North and Poindexter both denied hearing McFarlane's warnings against
solicitation and entreaties to observe the law. Both claimed that they were
acting within their legal rights in aiding the Contras. North stated that all
of his acts were authorized by his superiors, and Poindexter, speaking as one
of those superiors, confirmed that he had given North a "broad charter" to
support the Contras and had "authorized in general" North's actions in
carrying out that charter. McFarlane testified he was unaware of the breadth
of North's activities.
In any case, Poindexter and North were not deterred by Boland II in
assisting the Contras. Thus, after the Boland Amendment passed, Poindexter
explained to McFarlane his Nicaraguan strategy for the future: "continue
active negotiations but agree on no treaty and agree to work out some way to
support the Contras either directly or indirectly. Withhold true objectives
from staffs."
Indeed, Boland II was a spur to action. The CIA had to withdraw from
supporting the Contras and, according to North, this meant he "was the only
person left talking to them." As North put it: "The U.S. contact with the
Nicaraguan resistance was me, and I turned to others to help carry out that
activity." Poindexter saw it the same way:
Very frankly, we were willing to take some risks in order to keep the Contras
alive, as I said, until we could eventually win the legislative battle.
So for all intents and purposes, Colonel North largely took over the - much of
the activity that [the] CIA had been doing prior to their being prohibited
from carrying [on] activity because of the Boland Amendment.

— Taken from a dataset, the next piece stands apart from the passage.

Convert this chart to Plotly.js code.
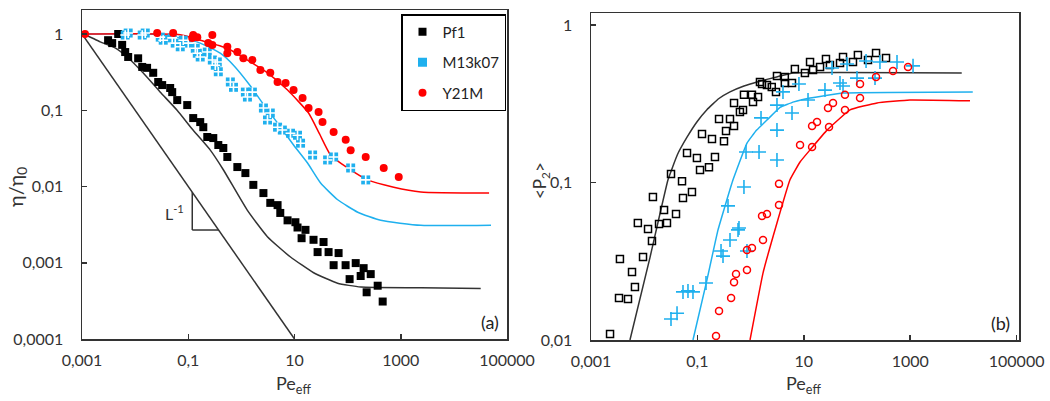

As Poindexter summed up North's role, "[O]nce the CIA was restricted," North
was the "switching point that made the whole system work . . . the kingpin to
the Central American opposition . . . ."
Boland II did not deter North - it simply reinforced the need to keep
what he was doing secret from Congress, the public, and others in the
Government. The CIA support of the Contras had not been kept from Congress -
it was openly debated on the floor and was funded by appropriations. With
Boland II, the assistance - now handled by the NSC staff - went underground.